It's a tough choice.
If you ask 100 songwriters that question I reckon you will get 100 different answers. I cant speak for all songwriters but I would like to share with you my personal answer to what I feel to be the most commonly asked question in songwriting.
First of all lets look at the definition of what makes up a song. I am an Australian so my songs are registered with an organisation called APRA (Australasian Performing Rights Association) and I have adopted my definition from theirs.
According to APRA (I am sure every other royalty collecting society around the world has a similar definition) a song is comprised of two facets:
Song Words - Lyric of song
Melody - How a lyric of a song is sung.
Everything else around those two things is just the musical arrangement. It took me years to figure out that what defines a song is not the chords you play on guitar but the words and how you sing it.
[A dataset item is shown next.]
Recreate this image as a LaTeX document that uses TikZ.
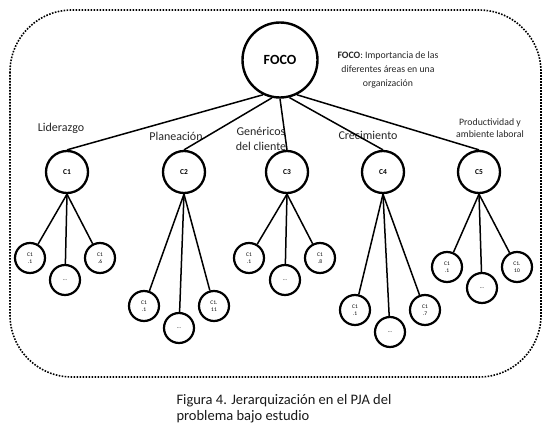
\documentclass[tikz,border=0pt]{standalone}
\usepackage{fontspec}
\setmainfont{Carlito}
\begin{document}
\begin{tikzpicture}[x=1pt,y=-1pt,
  lvone/.style={circle,draw,line width=2.3pt,minimum size=42pt,inner sep=0pt,font=\bfseries\fontsize{7.5}{8}\selectfont},
  lvtwo/.style={circle,draw,line width=2.2pt,minimum size=30pt,inner sep=0pt,font=\fontsize{5.5}{7}\selectfont,align=center},
  edge/.style={line width=1.5pt},
  lbl/.style={font=\fontsize{12}{15}\selectfont,align=center,text=black!85}]
\useasboundingbox (0,0) rectangle (552,436);
\draw[line width=1.6pt, dash pattern=on 1.6pt off 1.4pt, rounded corners=62pt] (10,10) rectangle (541,377);

\node[circle,draw,line width=2.4pt,minimum size=75pt,inner sep=0pt,font=\bfseries\fontsize{14}{16}\selectfont] (foco) at (280,60) {FOCO};
\node[lbl,font=\fontsize{9.8}{14}\selectfont] (desc) at (388,70) {\textbf{FOCO}: Importancia de las\\diferentes áreas en una\\organización};

\node[lvone] (c1) at (67,172) {C1};
\node[lvone] (c2) at (184,172) {C2};
\node[lvone] (c3) at (287,172) {C3};
\node[lvone] (c4) at (383,172) {C4};
\node[lvone] (c5) at (479,172) {C5};

\node[lbl] (l1) at (61,128) {Liderazgo};
\node[lbl] (l2) at (176,136) {Planeación};
\node[lbl] (l3) at (261,139) {Genéricos\\del cliente};
\node[lbl] (l4) at (368,135) {Crecimiento};
\node[lbl,font=\fontsize{9.8}{12.5}\selectfont] (l5) at (490,128) {Productividad y\\ambiente laboral};

\draw[edge] (foco.-116) -- (c1.north);
\draw[edge] (foco.-102) -- (c2.north);
\draw[edge] (foco.-90) -- (c3.north);
\draw[edge] (foco.-76) -- (c4.north);
\draw[edge] (foco.-64) -- (c5.north);

% C1 group
\node[lvtwo] (c1a) at (30,258) {C1\\.1};
\node[lvtwo] (c1b) at (65,280) {...};
\node[lvtwo] (c1c) at (100,258) {C1\\.6};
% C2 group
\node[lvtwo] (c2a) at (144,306) {C1\\.1};
\node[lvtwo] (c2b) at (179,328) {...};
\node[lvtwo] (c2c) at (214,306) {C1.\\11};
% C3 group
\node[lvtwo] (c3a) at (249,258) {C1\\.1};
\node[lvtwo] (c3b) at (285,280) {...};
\node[lvtwo] (c3c) at (320,258) {C1\\.8};
% C4 group
\node[lvtwo] (c4a) at (355,310) {C1\\.1};
\node[lvtwo] (c4b) at (390,332) {...};
\node[lvtwo] (c4c) at (425,310) {C1\\.7};
% C5 group
\node[lvtwo] (c5a) at (447,267) {C1\\.1};
\node[lvtwo] (c5b) at (482,288) {...};
\node[lvtwo] (c5c) at (517,267) {C1.\\10};

\foreach \p in {c1,c2,c3,c4,c5}{
  \draw[edge] (\p.south) -- (\p a);
  \draw[edge] (\p.south) -- (\p b);
  \draw[edge] (\p.south) -- (\p c);
}

\node[anchor=north west,align=left,font=\fontsize{14.5}{16}\selectfont,text=black!90] (cap) at (173,391) {Figura 4. Jerarquización en el PJA del\\problema bajo estudio};
\end{tikzpicture}
\end{document}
More often then not if a well known song has been covered by another artist, the arrangement would have been changed but the integrity of the melody and (especially) the words are kept intact. The reason is that the covered song still needs to be recognised by the listener. If the listener sings the words and hums the tune then the song has a better chance of being remembered. Generally the listener doesn't care if there was a Gmaj7 chord in the arrangement or not.
Songwriting and the guitar go hand in hand with me but I always used to write complete arrangements and then try to fit lyrics and a melody to it. I personally feel that its the hardest way of doing things. Nowadays I fit my guitar arrangements around a melody which was inspired by words and I am writing much more than I used to.
The question of whether music or words are written first will never be answered but as songwriters we need not concern ourselves with such trivial matters. Most of the time for me the words (generally a song title in the first instance) come first now and the melody second then the arrangement last however, as soon as I try to make a rule out of this an exception comes along.
Just concentrate on the activity of writing and with the more songs you write the more you will work how you will do things.